Richard Emberson <emberson@phc.net> writes:
> If I want a column to have a default TIMESTAMP of 'now' but not in PST
> timezone but GMT,
It strikes me that you have a conceptual error. Type TIMESTAMP (ie,
TIMESTAMP WITH TIME ZONE) *is* GMT internally; it is simply displayed
in whatever zone you've selected with SET TIMEZONE. (This is basically
the same design as Unix system clocks --- always GMT --- and the TZ
environment variable.) If you are trying to force it to a different
timezone then you are misusing it.
Type TIMESTAMP WITHOUT TIME ZONE doesn't have any concept of time zone
--- it's just a stated date and time with no particular zone reference.
If you apply the AT TIME ZONE operator to a TIMESTAMP WITH TIME ZONE
value, what happens is the internal GMT value is rotated to the
specified zone and then the output is labeled as type TIMESTAMP WITHOUT
TIME ZONE, preventing any further automatic zone rotations. If you
coerce this back to TIMESTAMP WITH TIME ZONE, the implicitly assigned
zone is your local zone --- ie, your local zone is subtracted off again
to produce a supposed GMT value --- with entirely nonsensical results.

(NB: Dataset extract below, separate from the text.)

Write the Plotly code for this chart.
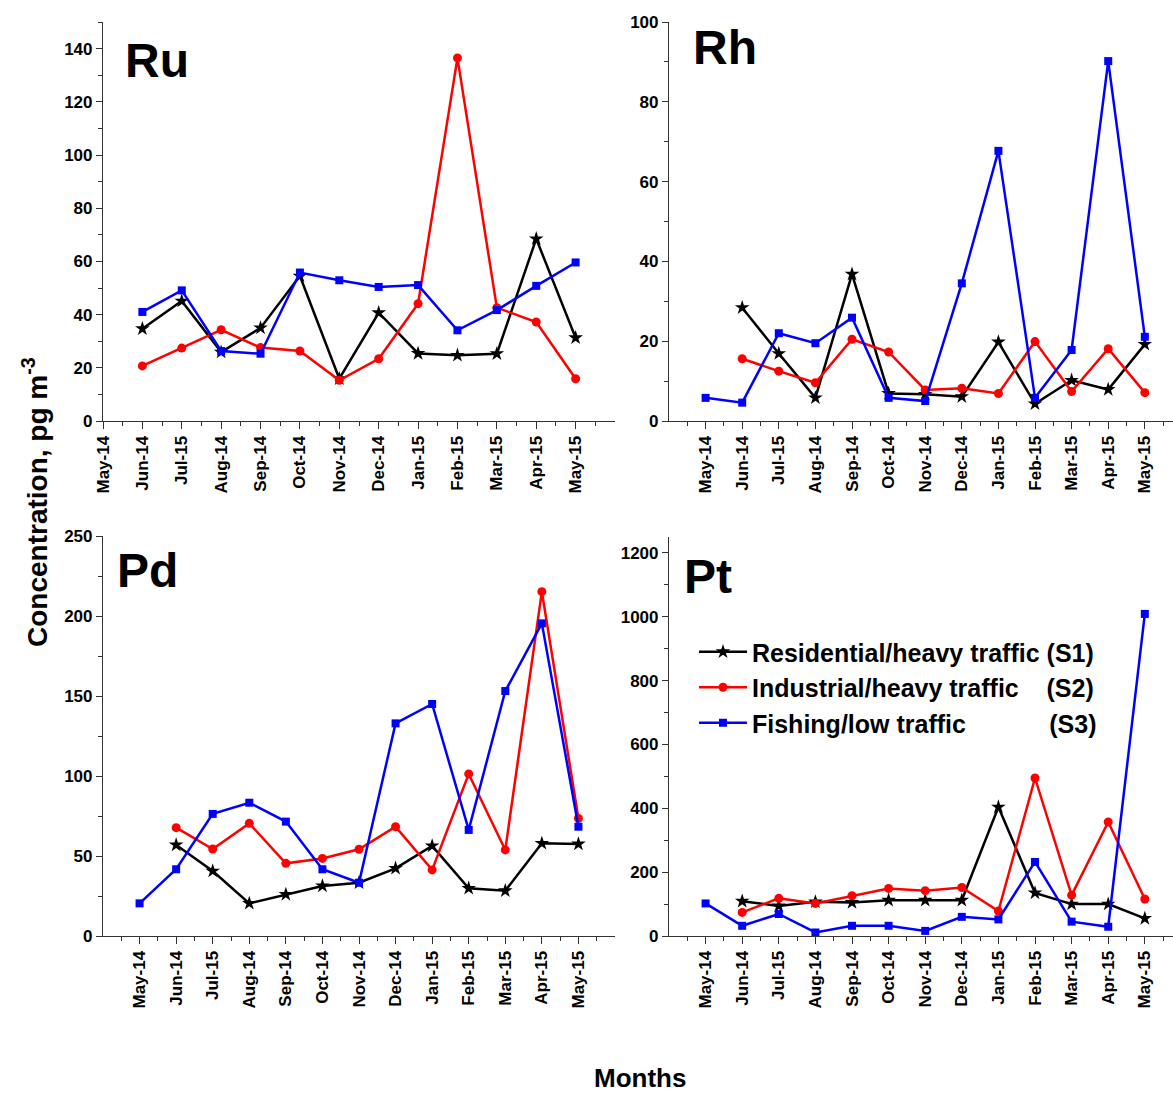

It wasn't clear to me exactly what you wanted to accomplish, but
applying AT TIME ZONE to something you are going to store in a TIMESTAMP
almost certainly isn't it. My guess is that what you really want is
plain old unadorned "TIMESTAMP DEFAULT now()".
If you want to deliberately suppress time zone awareness, TIMESTAMP
WITHOUT TIME ZONE is the way to go. If you want any awareness of zones,
you almost certainly want TIMESTAMP WITH TIME ZONE --- and just let the
system do what it wants to do, don't try to force some other approach.